Search code examples
ceofkernighan-and-ritchie

getchar() with EOF not behaving as expected


Working my way through K&R I stumbled uppon this unexpected behaviour. Consider following code:

#include <stdio.h>

#define MAXWLEN         10  /* maximum word length      */
#define MAXHISTWIDTH    10  /* maximum histogram width  */
#define IN              1   /* inside a word            */
#define OUT             0   /* outside a word           */

int main()
{
    int c, i, state;
    int wlen[MAXWLEN];

    for (i = 0; i < MAXWLEN; ++i)
        wlen[i] = 0;

    i = 0;                  /* length of currend word   */
    state = OUT;            /* start outside of words   */
    while ((c = getchar()) != EOF)
    {
        if (c == ' ' || c == '\t' || c == '\n')
        {
            state = OUT;
            if (i > 0 && i < MAXWLEN)
                ++wlen[i];
            i = 0;
        }
        else if (state == OUT)  /* beginning of word */
        {
            state = IN;
            i = 1;
        }
        else                    /* in word */
            ++i;
    }
    ++wlen[i];

    printf("\nwordlen\toccurences\n");
    for (i = 1; i < MAXWLEN; ++i)
    {
        printf("%6d:\t", i);
        if (wlen[i] > MAXHISTWIDTH)
            wlen[i] = MAXHISTWIDTH;
        for (int j = 0; j < wlen[i]; ++j)
            printf("#");
        printf("\n");
    }
}

This counts the length of all words in a given input and prints a histogram of the result. The Result is as expected.

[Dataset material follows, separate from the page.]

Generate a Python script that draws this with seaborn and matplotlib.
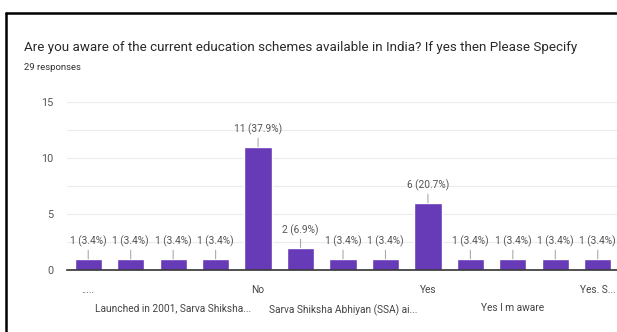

But I have to press CTRL-D twice, if the last character I entered was not a newline-command (Enter). I'm running my program in zhs, compiled the file with cc.

Can somebody explain, why this happens or is it just an error that occurs on my machine?


Solution

  • This is not behaviour of your program but rather terminal emulator.

    Terminal emulators usually buffer the input line by line and send the input to program in bulks. Most of them usually ignore Ctrl-D if pressed in the middle of the line and detect it only if you press it twice. Maybe they take it as signal to interrupt the buffering, not sure abiut it.